Lowering the C5
I purchased the rear lowering bolts from Andy at AAEngines. These replacement bolts allow you to lower the rear of the C5 much more than just adjusting the stock bolts.

Installing these in the rear was actually quite simple, it was the front that posed the greatest problem. When you lift the C5 and remove the front wheels, you see the bolts that rest against the A arms and go up through the leaf. To lower the front, you turn the nuts counter clockwise bringing the A arm closer to the leaf spring.

After adjusting the bolts as far as they would go, I put the wheels back on and rolled the car out of the garage. Now the back is sitting good, with about 2 inches between the tire and fender well. The front is a different story. After adjusting the front bolts, it lowered the car about a 1/2 inch. So, needless to say I will be taking those front leaf spring bolts out altogether.

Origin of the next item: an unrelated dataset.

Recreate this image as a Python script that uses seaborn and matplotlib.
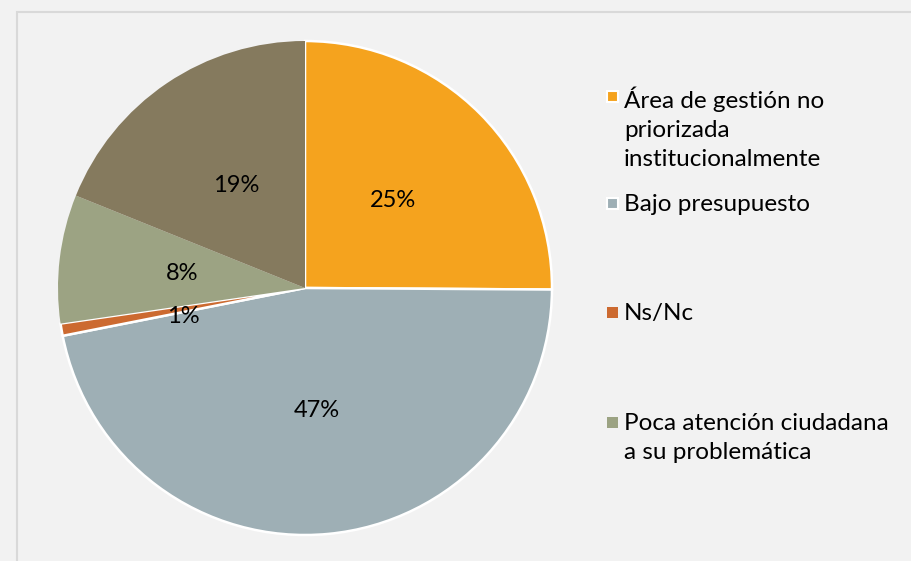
import matplotlib
matplotlib.use("Agg")
import matplotlib.pyplot as plt
from matplotlib.patches import Rectangle
import seaborn as sns

categories = ['Área de gestión no\npriorizada\ninstitucionalmente',
              'Bajo presupuesto',
              'Ns/Nc',
              'Poca atención ciudadana\na su problemática',
              'Otros']
values = [25.1, 46.8, 0.8, 8.4, 18.9]
colors = ['#F5A31E', '#9EAFB5', '#CC6A30', '#9CA383', '#857A5E']
labels = ['25%', '47%', '1%', '8%', '19%']

sns.set_theme(style='white')
plt.rcParams['font.family'] = ['Lato', 'DejaVu Sans']

bg = '#F2F2F2'
fig = plt.figure(figsize=(9.12, 5.61), dpi=100, facecolor=bg)
fig.patches.append(Rectangle((17 / 912, -0.1), 1.0, 1 - 12 / 561 + 0.1,
                             transform=fig.transFigure, fill=False,
                             edgecolor='#D9D9D9', linewidth=1.5))

ax = fig.add_axes([58 / 912, 26 / 561, 494 / 912, 494 / 561])
ax.set_facecolor(bg)
wedges, texts = ax.pie(values, colors=colors, startangle=90, counterclock=False,
                       labels=labels, labeldistance=0.5,
                       wedgeprops=dict(edgecolor='white', linewidth=1.8),
                       textprops=dict(fontsize=17, color='black', ha='center', va='center'))
for w in wedges[3:]:
    w.set_edgecolor('none')
# nudge the small-slice label like the original
x, y = texts[2].get_position()
texts[2].set_position((x, y - 0.03))
ax.set_xlim(-1.0, 1.0)
ax.set_ylim(-1.0, 1.0)
ax.set_aspect('equal')
ax.axis('off')

# legend (only four entries visible in the original)
leg_y = [97, 204, 313, 423]
for i in range(4):
    yf = 1 - leg_y[i] / 561
    fig.patches.append(Rectangle((607 / 912, yf - 5 / 561), 11 / 912, 11 / 561,
                                 transform=fig.transFigure, facecolor=colors[i],
                                 edgecolor='white' if i < 2 else 'none', linewidth=1.5))
    fig.text(624 / 912, yf + 10 / 561, categories[i], fontsize=17.5, color='black',
             ha='left', va='top', linespacing=1.45)

fig.savefig('out.png', dpi=100, facecolor=bg)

I will re-evaluate the height of the rear after re-lowering the front. Most likely, the rear will need to be raised to level out with the front.

The ride with the C5 lowered is not very good at all. After having a chance to take a look at the Z51 shocks, all I can say is "Yuck!". GM really needs to get its act together and quit using such garbage. Thanks to Sam at LAPD, I have a set of Bilstein Sport shocks on the way!

I had some problems with my old camera, so there are not too many pictures yet (went out and bought a Kodak DC-280) but since I have a new digital camera, there will be quite a few pictures to follow.

This first picture shows the rear A arm and leaf spring.  The new AA engines bolt is installed.


Picture 1 shows the front after lowering.  Picture 2 shows the rear after lowering


The first picture here shows the C5 before lowering.  The second shows the C5 after lowering.  Much more aggressive looking!


Today I installed my new Bilstein Sport shocks and since the A arms needed to be partially removed, it was a good opportunity to remove the front torsion bar bolts.

After the A arm was loosened and moved out of the way, I was able to remove the retaining clip from the top of the bolt and back it out counter clockwise.  With no weight on the torsion bar, this bolt backed out very easy.  Pictures 1,2 & 3 show the bolt tightened down all the way (that's what I did to lower the front in the earlier pictures) picture two shows the bolt almost backed out completely.  Picture three shows the bolt gone!

To prevent the torsion bar from rubbing directly against the bottom A arm, I inserted a folded piece of rubber.  Picture one shows the rubber coupler before compression, picture two shows the installation of the Bilstein Sport shock and picture three shows the rubber coupler compressed.  No squeaks or rattles so I guess it was a good idea to use the rubber pieces.

This first picture was used above, and it shows the rear as it is now and the front with just the bolts loosened as far as they would go.  The second picture shows how the front sits, now that the torsion bolts have been removed.  It looks soooo much better!